━━━━━ Stored data ━━━━━
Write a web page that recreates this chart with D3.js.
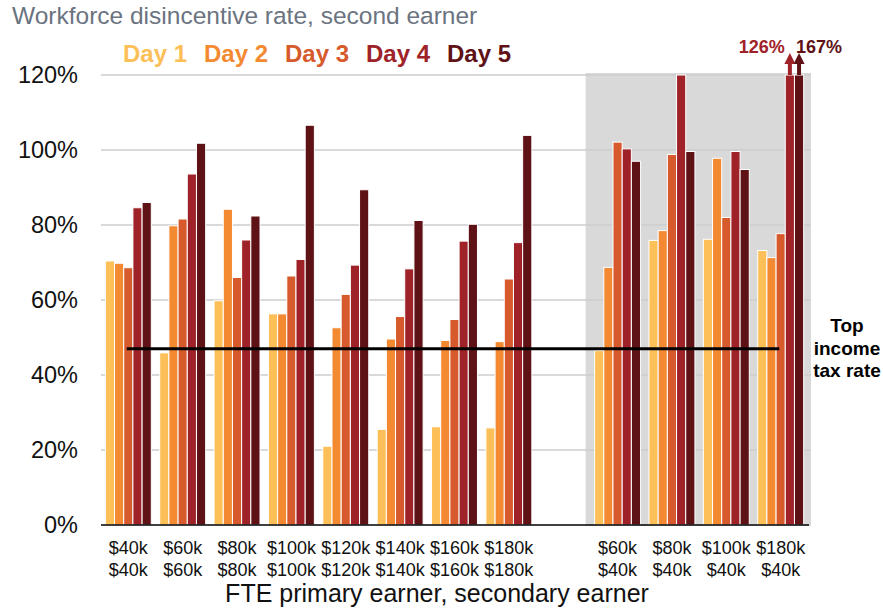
<!DOCTYPE html>
<html>
<head>
<meta charset="utf-8">
<script src="https://cdn.jsdelivr.net/npm/d3@7"></script>
<style>
  body { margin: 0; background: #fff; }
  svg { display: block; font-family: "Liberation Sans", Arial, sans-serif; }
</style>
</head>
<body>
<div id="chart"></div>
<script>
// categories: FTE primary earner / secondary earner
var primaryEarner = ["$40k", "$60k", "$80k", "$100k", "$120k", "$140k", "$160k", "$180k", "$60k", "$80k", "$100k", "$180k"];
var secondaryEarner = ["$40k", "$60k", "$80k", "$100k", "$120k", "$140k", "$160k", "$180k", "$40k", "$40k", "$40k", "$40k"];

// workforce disincentive rate (%) by day of care
var day1 = [70.4, 45.9, 59.8, 56.3, 21.0, 25.5, 26.2, 25.9, 46.5, 75.9, 76.2, 73.2];
var day2 = [69.8, 79.8, 84.2, 56.3, 52.6, 49.6, 49.2, 48.9, 68.7, 78.5, 97.8, 71.3];
var day3 = [68.6, 81.6, 66.0, 66.4, 61.5, 55.6, 54.8, 65.6, 102.1, 98.8, 82.0, 77.7];
var day4 = [84.6, 93.6, 76.0, 70.8, 69.3, 68.3, 75.7, 75.3, 100.3, 120.0, 99.6, 126];
var day5 = [86.0, 101.8, 82.4, 106.6, 89.4, 81.2, 80.2, 103.9, 97.0, 99.6, 94.8, 167];

var dayNames = ["Day 1", "Day 2", "Day 3", "Day 4", "Day 5"];
var dayColors = ["#fdbf58", "#f38a32", "#d65a2b", "#9e2228", "#5f1216"];
var yTicks = [0, 20, 40, 60, 80, 100, 120];
var topTaxRate = 47;
var firstSecondaryGroup = 8; // groups from here sit on the grey panel

var width = 883, height = 609;
var yMax = 120;

var series = [day1, day2, day3, day4, day5];

// one empty slot separates the two sets of households
function slotOf(i) { return i < firstSecondaryGroup ? i : i + 1; }

var svg = d3.select("#chart").append("svg")
  .attr("width", width)
  .attr("height", height);

var x = d3.scaleBand()
  .domain(d3.range(primaryEarner.length + 1))
  .range([101, 808])
  .paddingInner(0.155)
  .paddingOuter(0.08);

var xDay = d3.scaleBand()
  .domain(d3.range(dayNames.length))
  .range([0, x.bandwidth()]);

var y = d3.scaleLinear().domain([0, yMax]).range([525, 75]);

// grey panel behind the second set
svg.append("rect")
  .attr("x", x(slotOf(firstSecondaryGroup)) - 9)
  .attr("y", y(yMax) - 2)
  .attr("width", 811 - (x(slotOf(firstSecondaryGroup)) - 9))
  .attr("height", y(0) - y(yMax) + 3)
  .attr("fill", "#d9d9d9");

// gridlines
svg.append("g")
  .selectAll("line")
  .data(yTicks.filter(function(d) { return d > 0; }))
  .join("line")
  .attr("x1", 101)
  .attr("x2", 811)
  .attr("y1", function(d) { return y(d); })
  .attr("y2", function(d) { return y(d); })
  .attr("stroke", "#cdcdcd")
  .attr("stroke-width", 1.5);

// y axis labels
svg.append("g")
  .selectAll("text")
  .data(yTicks)
  .join("text")
  .attr("x", 78)
  .attr("y", function(d) { return y(d); })
  .attr("dy", "0.36em")
  .attr("text-anchor", "end")
  .attr("font-size", 23.5)
  .attr("fill", "#111")
  .text(function(d) { return d + "%"; });

// bars
var groups = svg.append("g")
  .selectAll("g")
  .data(primaryEarner.map(function(d, i) { return i; }))
  .join("g")
  .attr("transform", function(i) { return "translate(" + x(slotOf(i)) + ",0)"; });

groups.selectAll("rect")
  .data(function(i) {
    return series.map(function(s, k) { return { day: k, value: s[i] }; });
  })
  .join("rect")
  .attr("x", function(d) { return xDay(d.day); })
  .attr("width", xDay.bandwidth())
  .attr("y", function(d) { return y(Math.min(d.value, yMax)); })
  .attr("height", function(d) { return y(0) - y(Math.min(d.value, yMax)); })
  .attr("fill", function(d) { return dayColors[d.day]; })
  .attr("stroke", "#fff")
  .attr("stroke-width", 1);

// arrows + labels for values off the scale
var overflow = [];
primaryEarner.forEach(function(p, i) {
  series.forEach(function(s, k) {
    if (s[i] > yMax) overflow.push({ group: i, day: k, value: s[i] });
  });
});

var arrows = svg.append("g")
  .selectAll("g")
  .data(overflow)
  .join("g")
  .attr("transform", function(d) {
    return "translate(" + (x(slotOf(d.group)) + xDay(d.day) + xDay.bandwidth() / 2) + "," + y(yMax) + ")";
  });

arrows.append("rect")
  .attr("x", -2)
  .attr("y", -13)
  .attr("width", 4)
  .attr("height", 13)
  .attr("fill", function(d) { return dayColors[d.day]; });

arrows.append("path")
  .attr("d", "M-5.5,-11 L0,-22 L5.5,-11 Z")
  .attr("fill", function(d) { return dayColors[d.day]; });

arrows.append("text")
  .attr("x", function(d, j) { return j === 0 ? -5 : -3; })
  .attr("y", -22)
  .attr("text-anchor", function(d, j) { return j === 0 ? "end" : "start"; })
  .attr("font-size", 18)
  .attr("font-weight", "bold")
  .attr("fill", function(d) { return dayColors[d.day]; })
  .text(function(d) { return d.value + "%"; });

// x axis baseline
svg.append("line")
  .attr("x1", 101)
  .attr("x2", 809)
  .attr("y1", y(0))
  .attr("y2", y(0))
  .attr("stroke", "#000")
  .attr("stroke-width", 1.5);

// top income tax rate line
svg.append("line")
  .attr("x1", x(slotOf(0)) + xDay(2) + 3)
  .attr("x2", x(slotOf(primaryEarner.length - 1)) + xDay(3) - 6)
  .attr("y1", y(topTaxRate))
  .attr("y2", y(topTaxRate))
  .attr("stroke", "#000")
  .attr("stroke-width", 3);

svg.append("text")
  .attr("x", 847)
  .attr("y", 332)
  .attr("text-anchor", "middle")
  .attr("font-size", 19)
  .attr("font-weight", "bold")
  .attr("fill", "#000")
  .selectAll("tspan")
  .data(["Top", "income", "tax rate"])
  .join("tspan")
  .attr("x", 847)
  .attr("dy", function(d, i) { return i === 0 ? 0 : 22.5; })
  .text(function(d) { return d; });

// category labels
var labels = svg.append("g")
  .selectAll("text")
  .data(primaryEarner.map(function(d, i) { return i; }))
  .join("text")
  .attr("text-anchor", "middle")
  .attr("font-size", 18)
  .attr("fill", "#111");

labels.append("tspan")
  .attr("x", function(i) { return x(slotOf(i)) + x.bandwidth() / 2; })
  .attr("y", 554)
  .text(function(i) { return primaryEarner[i]; });

labels.append("tspan")
  .attr("x", function(i) { return x(slotOf(i)) + x.bandwidth() / 2; })
  .attr("y", 576)
  .text(function(i) { return secondaryEarner[i]; });

svg.append("text")
  .attr("x", 437)
  .attr("y", 602)
  .attr("text-anchor", "middle")
  .attr("font-size", 25)
  .attr("fill", "#111")
  .text("FTE primary earner, secondary earner");

// title
svg.append("text")
  .attr("x", 12)
  .attr("y", 24)
  .attr("font-size", 24.5)
  .attr("fill", "#6b7380")
  .text("Workforce disincentive rate, second earner");

// legend
svg.append("g")
  .selectAll("text")
  .data(dayNames)
  .join("text")
  .attr("x", function(d, i) { return 123 + i * 81; })
  .attr("y", 62)
  .attr("font-size", 24)
  .attr("font-weight", "bold")
  .attr("fill", function(d, i) { return dayColors[i]; })
  .text(function(d) { return d; });
</script>
</body>
</html>
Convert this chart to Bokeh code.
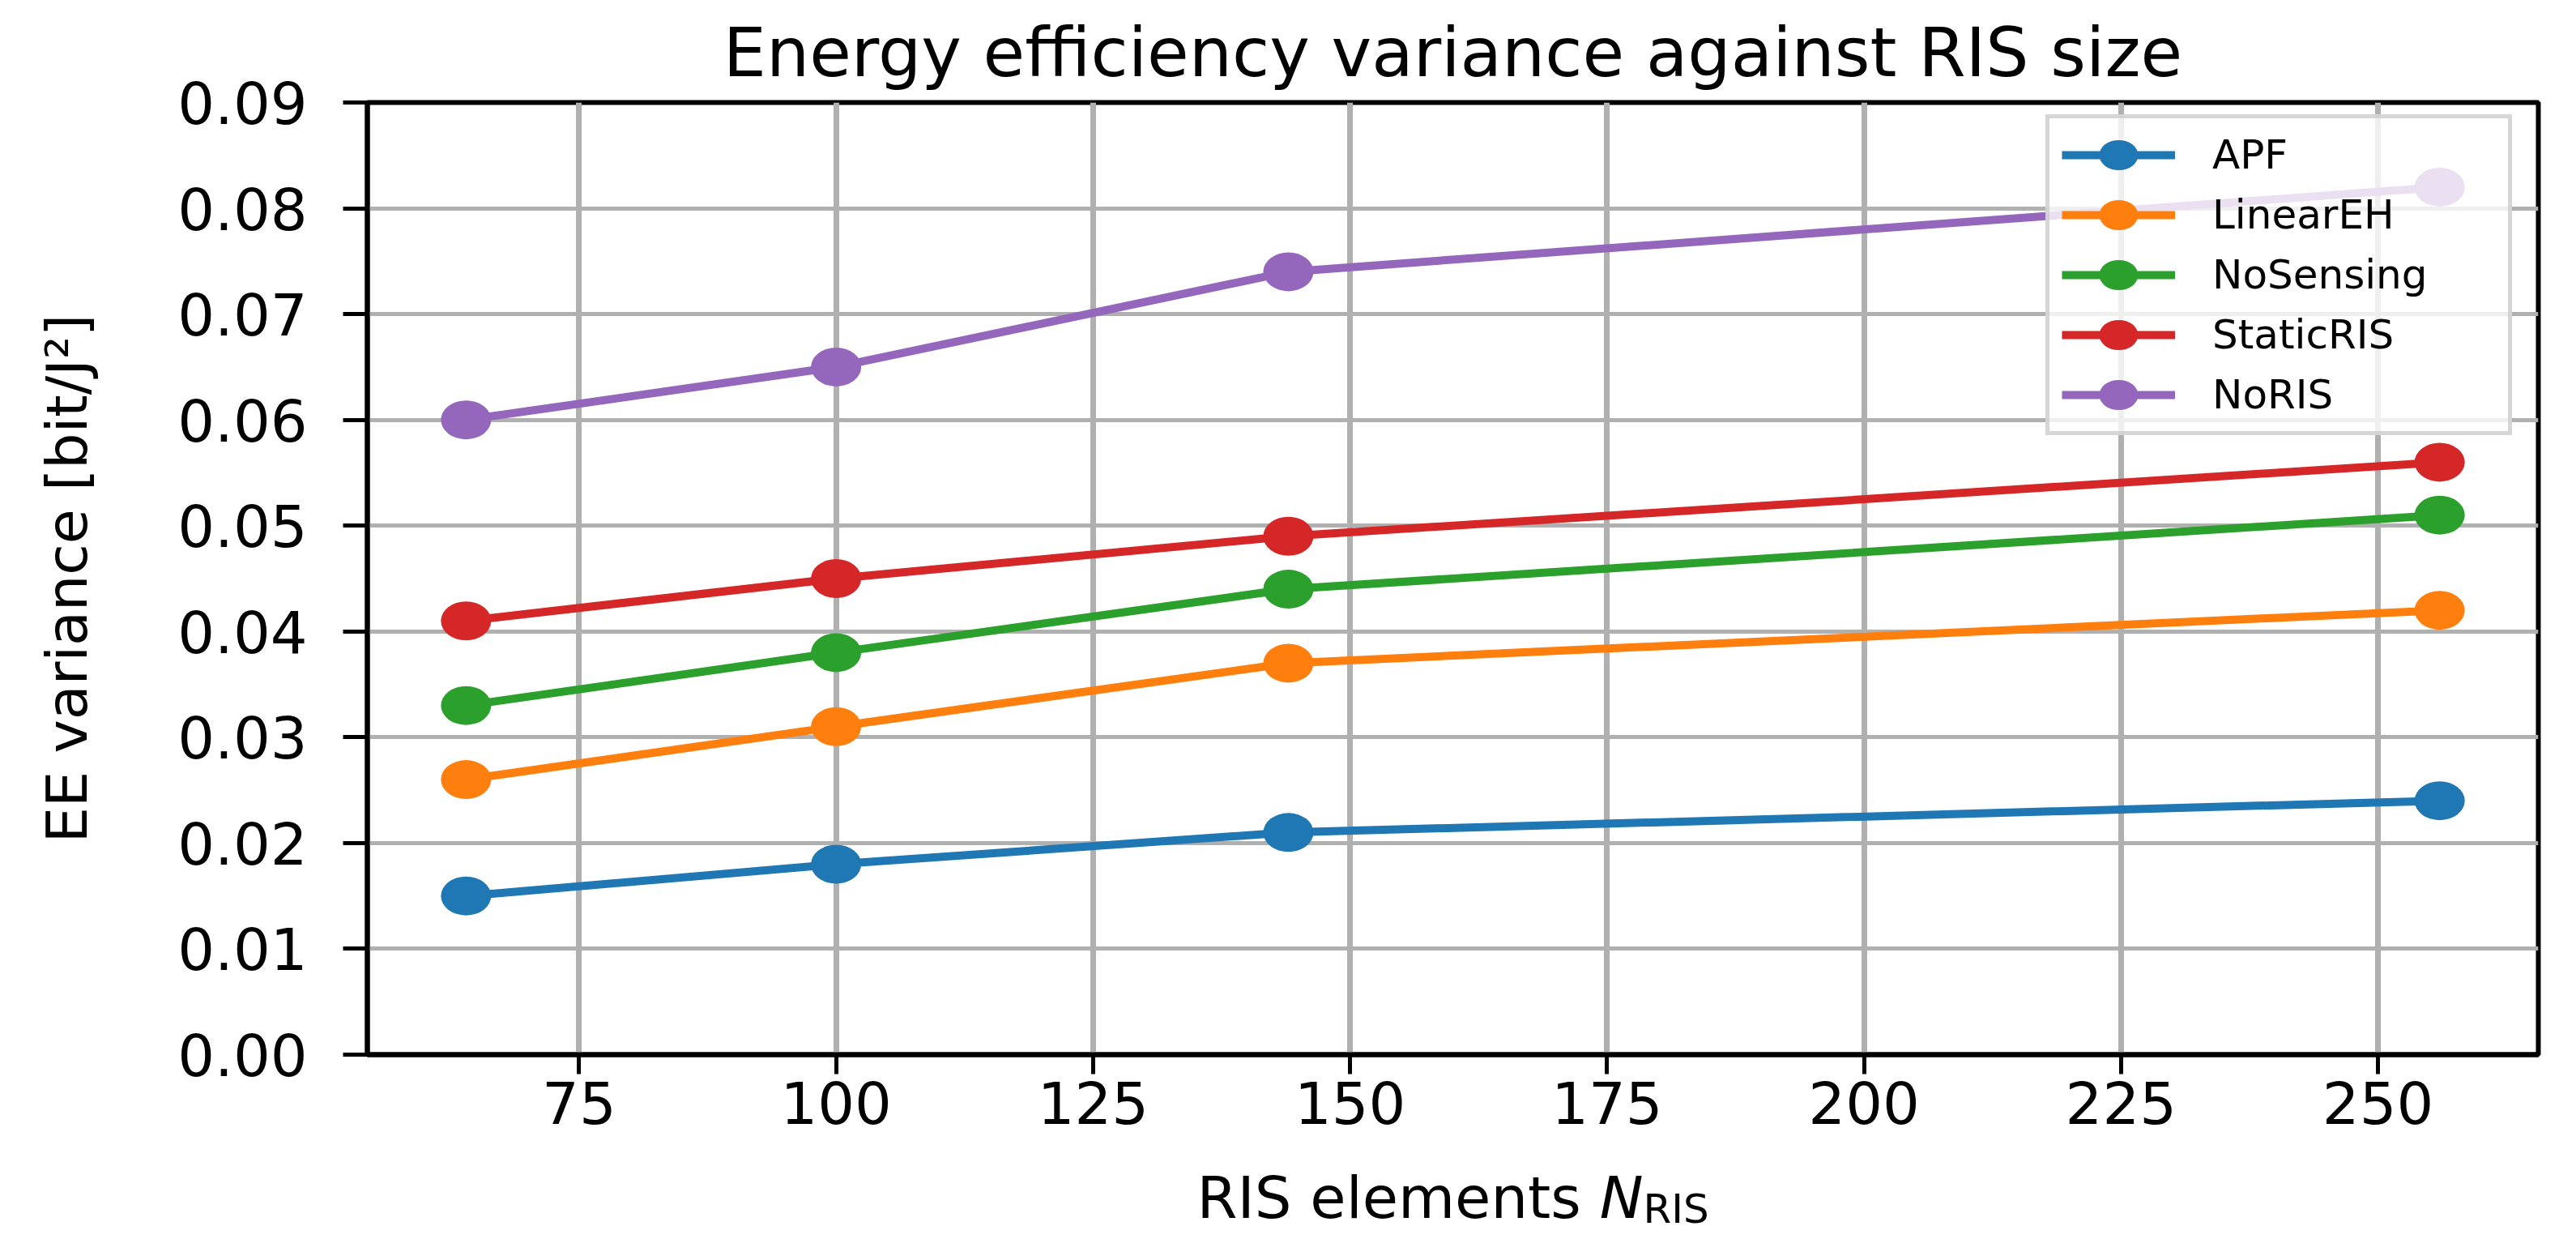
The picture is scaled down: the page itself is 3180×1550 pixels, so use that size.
from bokeh.embed import file_html
from bokeh.layouts import column
from bokeh.models import (Label, Legend, LegendItem, PrintfTickFormatter,
                          Range1d, SingleIntervalTicker)
from bokeh.plotting import figure
from bokeh.resources import INLINE

# RIS size on the x axis, EE variance per scheme on the y axis
ris_elements = [64, 100, 144, 256]
apf = [0.015, 0.018, 0.021, 0.024]
linear_eh = [0.026, 0.031, 0.037, 0.042]
no_sensing = [0.033, 0.038, 0.044, 0.051]
static_ris = [0.041, 0.045, 0.049, 0.056]
no_ris = [0.060, 0.065, 0.074, 0.082]

series_names = ["APF", "LinearEH", "NoSensing", "StaticRIS", "NoRIS"]
series_values = [apf, linear_eh, no_sensing, static_ris, no_ris]
colors = ["#1f77b4", "#ff7f0e", "#2ca02c", "#d62728", "#9467bd"]

x_tick_step = 25
y_tick_step = 0.01
y_max = 0.09

FONT = "DejaVu Sans"

W = 3164
H_PLOT, H_STRIP = 1434, 100
BORDER_L, BORDER_R, BORDER_T, BORDER_B = 453, 31, 115, 133
frame_w = W - BORDER_L - BORDER_R

# matplotlib style 5% margin on x
span = max(ris_elements) - min(ris_elements)
x_lo = min(ris_elements) - 0.05 * span
x_hi = max(ris_elements) + 0.05 * span

p = figure(width=W, height=H_PLOT, output_backend="svg", toolbar_location=None,
           x_range=Range1d(x_lo, x_hi), y_range=Range1d(0, y_max),
           min_border_left=BORDER_L, min_border_right=BORDER_R,
           min_border_top=BORDER_T, min_border_bottom=BORDER_B,
           background_fill_color="white", border_fill_color="white")

p.title.text = "Energy efficiency variance against RIS size"
p.title.align = "center"
p.title.text_font = FONT
p.title.text_font_size = "84px"
p.title.text_font_style = "normal"
p.title.text_color = "black"
p.title.standoff = 26

p.outline_line_color = "black"
p.outline_line_width = 6
p.outline_line_alpha = 1.0

p.xaxis.ticker = SingleIntervalTicker(interval=x_tick_step)
p.yaxis.ticker = SingleIntervalTicker(interval=y_tick_step)
p.yaxis.formatter = PrintfTickFormatter(format="%.2f")

for ax in (p.xaxis, p.yaxis):
    ax.axis_line_color = "black"
    ax.axis_line_width = 6
    ax.major_tick_line_color = "black"
    ax.major_tick_line_width = 5
    ax.major_tick_in = 0
    ax.minor_tick_line_color = None
    ax.major_label_text_font = FONT
    ax.major_label_text_font_size = "72px"
    ax.major_label_text_color = "black"

p.xaxis.major_tick_out = 24
p.xaxis.major_label_standoff = 8
p.yaxis.major_tick_out = 30
p.yaxis.major_label_standoff = 44

p.yaxis.axis_label = "EE variance [bit/J\u00b2]"
p.yaxis.axis_label_text_font = FONT
p.yaxis.axis_label_text_font_size = "70px"
p.yaxis.axis_label_text_font_style = "normal"
p.yaxis.axis_label_text_color = "black"
p.yaxis.axis_label_standoff = 92

p.xgrid.grid_line_color = "#b0b0b0"
p.xgrid.grid_line_width = 7
p.ygrid.grid_line_color = "#b0b0b0"
p.ygrid.grid_line_width = 5

items = []
for name, vals, c in zip(series_names, series_values, colors):
    ln = p.line(ris_elements, vals, line_color=c, line_width=10)
    el = p.ellipse(ris_elements, vals, width=62, height=48,
                   width_units="screen", height_units="screen",
                   fill_color=c, line_color=None)
    items.append(LegendItem(label=name, renderers=[ln, el]))

legend = Legend(items=items, location=(2072, 764), margin=0,
                padding=15, spacing=14, glyph_width=140, glyph_height=60,
                label_height=60, label_width=350, label_standoff=46,
                label_text_font=FONT, label_text_font_size="50px",
                label_text_color="black",
                background_fill_color="white", background_fill_alpha=0.8,
                border_line_color="#cccccc", border_line_width=5,
                border_line_alpha=0.8)
p.add_layout(legend)

# x axis label "RIS elements N_RIS" lives in a thin strip under the plot,
# so the pieces (italic N, subscript RIS) are not clipped by the frame.
# the strip's frame lines up with the main frame in the column
strip = figure(width=W, height=H_STRIP, output_backend="svg", toolbar_location=None,
               x_axis_location=None, y_axis_location=None,
               x_range=Range1d(0, 1), y_range=Range1d(0, 1),
               min_border=0, outline_line_color=None,
               background_fill_color="white", border_fill_color="white")
strip.grid.visible = False

main_size = 72
sub_size = 50
start = frame_w / 2 - 316
base = 57
strip.add_layout(Label(x=start, y=base, x_units="screen", y_units="screen",
                       text="RIS elements", text_font=FONT,
                       text_font_size=f"{main_size}px", text_align="left",
                       text_baseline="alphabetic", text_color="black"))
strip.add_layout(Label(x=start + 6.905 * main_size, y=base,
                       x_units="screen", y_units="screen",
                       text="N", text_font=FONT, text_font_style="italic",
                       text_font_size=f"{main_size}px", text_align="left",
                       text_baseline="alphabetic", text_color="black"))
strip.add_layout(Label(x=start + 7.653 * main_size, y=base - 14,
                       x_units="screen", y_units="screen",
                       text="RIS", text_font=FONT,
                       text_font_size=f"{sub_size}px", text_align="left",
                       text_baseline="alphabetic", text_color="black"))

page = column(p, strip, spacing=0)

open("out.html", "w").write(file_html(page, INLINE))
━━━━━
Copy out each line of the entries that holds "this".

Write a web page that recreates this chart with D3.js.
Convert this chart to Bokeh code.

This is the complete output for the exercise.